Description
This cinnamon pear chia pudding is a delicious, healthy prep-ahead breakfast. Naturally sweetened, paleo, and dairy-free. Topped with spiced sautéed pears.
Ingredients
Scale
Chia Pudding
- 1 1/2 cups unsweetened non-dairy milk (see notes)
- 2 Medjool dates, pitted (or sweetener of choice)
- 1 teaspoon vanilla extract
- salt
- 1/2 cup chia seeds
Cinnamon Sautéed Pears
- 1 pear, cored and thinly slices
- 2 teaspoons coconut oil, ghee, or butter
- 1 teaspoon vanilla extract
- salt
- 1 teaspoon cinnamon
- water
Toppings, Optional
- chopped nuts (I like toasted hazelnuts), seeds, coconut, pomegranate seeds, and/or toppings of choice
Instructions
- Make the chia pudding. Add the almond milk, pitted dates, vanilla extract, and a big pinch of sea salt to a blender and blend until smooth and creamy. Add in 1/2 cup chia seeds and gently blend for a second (just so the chia seeds are mixed but not pulverized). Divide the mixture between three jars or glasses. Cover and put into the fridge to set for a few hours or overnight.

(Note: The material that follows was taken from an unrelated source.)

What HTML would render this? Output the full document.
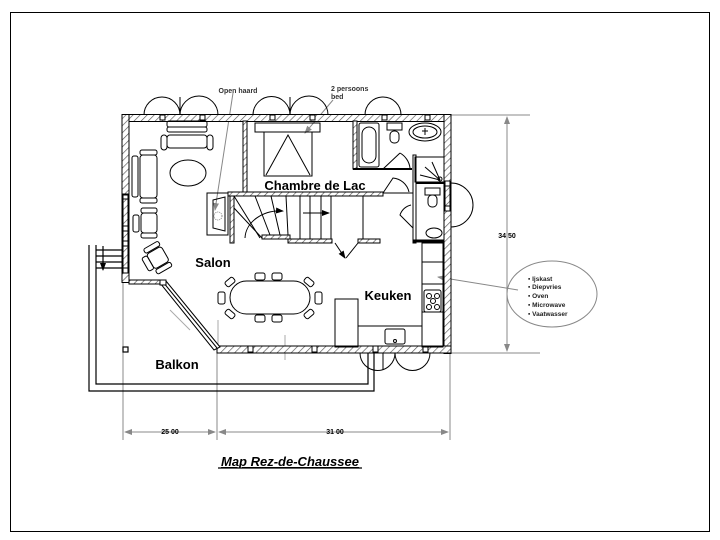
<!DOCTYPE html>
<html><head><meta charset="utf-8"><style>
html,body{margin:0;padding:0;background:#fff;}
svg{display:block;}
text{font-family:"Liberation Sans",Arial,sans-serif;}
</style></head><body>
<svg width="720" height="540" viewBox="0 0 720 540" xmlns="http://www.w3.org/2000/svg">
<defs>
<pattern id="h" width="5" height="5" patternUnits="userSpaceOnUse" patternTransform="rotate(45)">
<rect width="5" height="5" fill="#fff"/><line x1="0" y1="0" x2="0" y2="5" stroke="#555" stroke-width="1.3"/>
</pattern>
<pattern id="d" width="4" height="4" patternUnits="userSpaceOnUse">
<rect width="4" height="4" fill="#fff"/><circle cx="1" cy="1" r="0.5" fill="#777"/>
</pattern>
<marker id="a" markerWidth="8" markerHeight="8" refX="7" refY="4" orient="auto" markerUnits="userSpaceOnUse"><path d="M0,1 L8,4 L0,7 z" fill="#000"/></marker>
<marker id="g" markerWidth="8" markerHeight="8" refX="7" refY="4" orient="auto" markerUnits="userSpaceOnUse"><path d="M0,1 L8,4 L0,7 z" fill="#888"/></marker>
<marker id="gs" markerWidth="8" markerHeight="8" refX="1" refY="4" orient="auto" markerUnits="userSpaceOnUse"><path d="M8,1 L0,4 L8,7 z" fill="#888"/></marker>
</defs>
<rect x="10.5" y="12.5" width="699" height="519" fill="none" stroke="#000" stroke-width="1"/>

<!-- dimension lines -->
<g stroke="#888" stroke-width="1" fill="none">
<line x1="123" y1="283" x2="123" y2="440"/>
<line x1="217" y1="353" x2="217" y2="440"/>
<line x1="450" y1="353" x2="450" y2="440"/>
<line x1="125" y1="432" x2="215" y2="432" marker-start="url(#gs)" marker-end="url(#g)"/>
<line x1="219" y1="432" x2="448" y2="432" marker-start="url(#gs)" marker-end="url(#g)"/>
<line x1="451" y1="115" x2="530" y2="115"/>
<line x1="451" y1="353" x2="540" y2="353"/>
<line x1="507" y1="117" x2="507" y2="351" marker-start="url(#gs)" marker-end="url(#g)"/>
<line x1="518" y1="290" x2="438" y2="277" marker-end="url(#g)"/>
<line x1="233" y1="93" x2="215" y2="210" marker-end="url(#g)"/>
<line x1="333" y1="100" x2="305" y2="133" marker-end="url(#g)"/>
<line x1="218" y1="320" x2="218" y2="353" stroke="#aaa"/>
<line x1="285" y1="335" x2="285" y2="360" stroke="#aaa"/>
<line x1="170" y1="310" x2="190" y2="330" stroke="#aaa"/>
</g>
<text x="170" y="434" font-size="7" text-anchor="middle" font-weight="bold">25 00</text>
<text x="335" y="434" font-size="7" text-anchor="middle" font-weight="bold">31 00</text>
<text x="507" y="238" font-size="7" text-anchor="middle" font-weight="bold">34 50</text>

<!-- balcony -->
<g stroke="#000" stroke-width="1.2" fill="none">
<polyline points="89,245 89,391 374,391 374,353"/>
<polyline points="96,245 96,384 368,384 368,353"/>
<line x1="96" y1="250" x2="122" y2="250"/><line x1="96" y1="256" x2="122" y2="256"/>
<line x1="96" y1="262" x2="122" y2="262"/><line x1="96" y1="268" x2="122" y2="268"/>
<line x1="103" y1="246" x2="103" y2="270" marker-end="url(#a)"/>
<rect x="123" y="347" width="5" height="5"/>
</g>

<!-- door arcs -->
<g stroke="#000" stroke-width="1" fill="none">
<path d="M144,115 A18,18 0 0 1 180,115 A19,19 0 0 1 218,115"/>
<path d="M253,115 A18.5,18.5 0 0 1 290,115 A19,19 0 0 1 328,115"/>
<path d="M365,115 A18,18 0 0 1 401,115"/>
<path d="M451,183 A22,22 0 0 1 451,227"/>
<path d="M360,353 A17,17 0 0 0 395,353 A17,17 0 0 0 430,353"/>
<line x1="180" y1="97" x2="180" y2="115"/><line x1="290" y1="97" x2="290" y2="115"/>
<line x1="383" y1="353" x2="383" y2="370"/>
</g>

<!-- outer walls -->
<g fill="url(#h)" stroke="#000" stroke-width="1">
<rect x="122" y="114.5" width="329" height="7"/>
<rect x="122" y="114.5" width="7" height="168"/>
<rect x="444" y="114.5" width="7" height="239"/>
<rect x="217" y="346" width="234" height="7"/>
<rect x="129" y="280" width="34" height="4"/>
<rect x="243" y="121" width="4" height="71"/>
<rect x="228" y="192" width="155" height="4"/>
<rect x="230" y="196" width="4" height="47"/>
<rect x="262" y="235" width="28" height="4"/>
<rect x="288" y="239" width="44" height="4"/>
<rect x="358" y="239" width="22" height="4"/>
<rect x="353" y="121" width="4" height="48"/>
</g>
<polygon points="160,283 166,281 220,347 214,350" fill="#fff" stroke="#000"/>
<line x1="163" y1="282" x2="217" y2="348" stroke="#000"/>
<!-- window markers -->
<g fill="#fff" stroke="#000">
<rect x="160" y="115" width="5" height="5"/><rect x="200" y="115" width="5" height="5"/>
<rect x="270" y="115" width="5" height="5"/><rect x="310" y="115" width="5" height="5"/>
<rect x="382" y="115" width="5" height="5"/><rect x="425" y="115" width="5" height="5"/>
<rect x="123" y="194" width="5" height="5"/><rect x="123" y="226" width="5" height="5"/><rect x="123" y="241" width="5" height="5"/><rect x="123" y="268" width="5" height="5"/>
<rect x="123" y="195" width="5" height="78" fill="none"/>
<rect x="445" y="181" width="5" height="5"/><rect x="445" y="206" width="5" height="5"/><rect x="445" y="186" width="5" height="20" fill="none"/>
<rect x="248" y="346" width="5" height="6"/><rect x="312" y="346" width="5" height="6"/>
<rect x="373" y="346" width="5" height="6"/><rect x="423" y="346" width="5" height="6"/>
<rect x="160" y="280" width="6" height="5"/>
</g>

<!-- interior lines -->
<g stroke="#000" stroke-width="1" fill="none">
<rect x="207" y="193" width="21" height="42"/>
<polygon points="213,200 225,197 225,231 213,228"/>
<circle cx="218" cy="216" r="4" stroke="#888" stroke-dasharray="1,1"/>
<line x1="234" y1="196" x2="260" y2="238"/>
<line x1="234" y1="208" x2="262" y2="238"/>
<line x1="255" y1="196" x2="270" y2="235"/>
<line x1="271" y1="196" x2="280" y2="235"/>
<line x1="286" y1="196" x2="288" y2="235"/>
<line x1="300" y1="196" x2="300" y2="239"/><line x1="310" y1="196" x2="310" y2="239"/>
<line x1="321" y1="196" x2="321" y2="239"/><line x1="331" y1="196" x2="331" y2="239"/>
<line x1="363" y1="196" x2="363" y2="239"/>
<path d="M245,238 A35,28 0 0 1 283,211" marker-end="url(#a)"/>
<line x1="303" y1="213" x2="329" y2="213" marker-end="url(#a)"/>
<line x1="335" y1="243" x2="345" y2="258" marker-end="url(#a)"/>
<line x1="358" y1="243" x2="346" y2="258"/>
<!-- bathroom -->
<line x1="353" y1="169" x2="412" y2="169" stroke-width="2"/>
<rect x="359" y="123" width="20" height="44" rx="2"/>
<rect x="362" y="127" width="14" height="36" rx="7"/>
<rect x="387" y="123" width="15" height="7"/>
<rect x="390" y="131" width="9" height="12" rx="4"/>
<ellipse cx="425" cy="132" rx="16" ry="9"/><ellipse cx="425" cy="132" rx="12" ry="6"/>
<line x1="425" y1="128" x2="425" y2="135"/><line x1="422" y1="131" x2="428" y2="131"/>
<path d="M383,169 L400,153" /><path d="M400,153 A20,20 0 0 1 410,168"/>
<rect x="413" y="155" width="3" height="88"/>
<rect x="415" y="157" width="29" height="25"/>
<line x1="440" y1="180" x2="420" y2="175"/><line x1="440" y1="180" x2="432" y2="162"/><line x1="440" y1="180" x2="425" y2="167"/>
<circle cx="440" cy="179" r="2"/>
<line x1="416" y1="183" x2="444" y2="183" stroke-width="2"/>
<line x1="383" y1="193" x2="413" y2="193"/>
<path d="M383,193 L393,178 A18,18 0 0 1 409,192"/>
<rect x="425" y="188" width="15" height="7"/><rect x="428" y="195" width="9" height="12" rx="4"/>
<path d="M413,228 L400,215 A15,15 0 0 1 411,205"/>
<ellipse cx="434" cy="233" rx="8" ry="5"/>
<line x1="413" y1="241" x2="444" y2="241" stroke-width="3"/>
<!-- kitchen -->
<rect x="422" y="243" width="21" height="104"/>
<line x1="422" y1="262" x2="443" y2="262"/><line x1="422" y1="284" x2="443" y2="284"/>
<rect x="424" y="290" width="17" height="22" rx="2"/>
<circle cx="429" cy="296" r="2.5"/><circle cx="437" cy="296" r="2.5"/><circle cx="429" cy="307" r="2.5"/><circle cx="437" cy="307" r="2.5"/><circle cx="433" cy="301" r="2.5"/>
<line x1="422" y1="312" x2="443" y2="312"/>
<rect x="335" y="299" width="23" height="48"/>
<line x1="358" y1="326" x2="422" y2="326"/>
<rect x="385" y="329" width="20" height="15" rx="2"/><circle cx="395" cy="341" r="1.5"/>
<!-- chambre bed -->
<rect x="255" y="123" width="65" height="9"/>
<rect x="264" y="132" width="48" height="44"/>
<polyline points="266,175 288,135 310,175"/>
<!-- salon furniture -->
<rect x="167" y="121" width="40" height="6" rx="2"/>
<rect x="167" y="127" width="40" height="5" rx="2"/>
<rect x="167" y="135" width="40" height="13" rx="3"/>
<rect x="161" y="135" width="6" height="15" rx="3"/><rect x="207" y="135" width="6" height="15" rx="3"/>
<ellipse cx="188" cy="173" rx="18" ry="13"/>
<rect x="132" y="156" width="6" height="41" rx="2"/>
<rect x="140" y="155" width="17" height="43" rx="3"/>
<rect x="140" y="150" width="17" height="5" rx="2"/><rect x="140" y="198" width="17" height="5" rx="2"/>
<rect x="133" y="215" width="6" height="17" rx="2"/>
<rect x="141" y="213" width="16" height="20" rx="3"/>
<rect x="141" y="208" width="16" height="5" rx="2"/><rect x="141" y="233" width="16" height="5" rx="2"/>
<g transform="rotate(-30 158 257)">
<rect x="149" y="249" width="17" height="17" rx="3"/><rect x="143" y="250" width="6" height="15" rx="2"/>
<rect x="149" y="243" width="17" height="5" rx="2"/><rect x="149" y="267" width="17" height="5" rx="2"/></g>
<!-- table -->
<rect x="230" y="281" width="80" height="33" rx="16.5"/>
<rect x="255" y="273" width="10" height="7" rx="2"/><rect x="272" y="273" width="10" height="7" rx="2"/>
<rect x="255" y="315" width="10" height="7" rx="2"/><rect x="272" y="315" width="10" height="7" rx="2"/>
<rect x="218" y="292" width="7" height="12" rx="2"/><rect x="315" y="292" width="7" height="12" rx="2"/>
<rect x="225" y="279" width="10" height="6" rx="2" transform="rotate(-40 230 282)"/>
<rect x="304" y="279" width="10" height="6" rx="2" transform="rotate(40 309 282)"/>
<rect x="225" y="311" width="10" height="6" rx="2" transform="rotate(40 230 314)"/>
<rect x="304" y="311" width="10" height="6" rx="2" transform="rotate(-40 309 314)"/>
</g>

<!-- callout -->
<ellipse cx="552" cy="294" rx="45" ry="33" fill="none" stroke="#888"/>
<g font-size="6.5" font-weight="bold" fill="#222">
<text x="528" y="281">▪ Ijskast</text>
<text x="528" y="289">▪ Diepvries</text>
<text x="528" y="298">▪ Oven</text>
<text x="528" y="307">▪ Microwave</text>
<text x="528" y="316">▪ Vaatwasser</text>
</g>
<text x="238" y="93" font-size="7" font-weight="bold" text-anchor="middle" fill="#333">Open haard</text>
<text x="331" y="91" font-size="7" font-weight="bold" fill="#333">2 persoons</text>
<text x="331" y="99" font-size="7" font-weight="bold" fill="#333">bed</text>

<g font-weight="bold" font-size="13" fill="#000">
<text x="315" y="190" text-anchor="middle">Chambre de Lac</text>
<text x="213" y="267" text-anchor="middle">Salon</text>
<text x="388" y="300" text-anchor="middle">Keuken</text>
<text x="177" y="369" text-anchor="middle">Balkon</text>
</g>
<text x="290" y="466" font-size="13" font-weight="bold" font-style="italic" text-anchor="middle" text-decoration="underline">Map Rez-de-Chaussee</text>
<line x1="218" y1="468" x2="362" y2="468" stroke="#000" stroke-width="1.2"/>
</svg>
</body></html>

- When ready to eat, sauté the pears. Melt the coconut oil in a large cast-iron skillet or non-stick pan over medium heat. Add the pear slices and the vanilla extract and sauté, gently stirring, until they just begin to soften. Lower the heat, add a pinch of salt, the cinnamon, and 1 tablespoon of water (more if needed so that the slices don’t stick to the bottom of the pan). Continue stirring until softened and beginning to caramelize.
- Serve. To one chia pudding, top with one-third of the sautéed pear and toppings of choice.
Notes
For an extra creamy version, use half dairy-free milk of choice and half canned coconut milk (so 3/4 cup non-dairy milk + 3/4 cups canned coconut milk).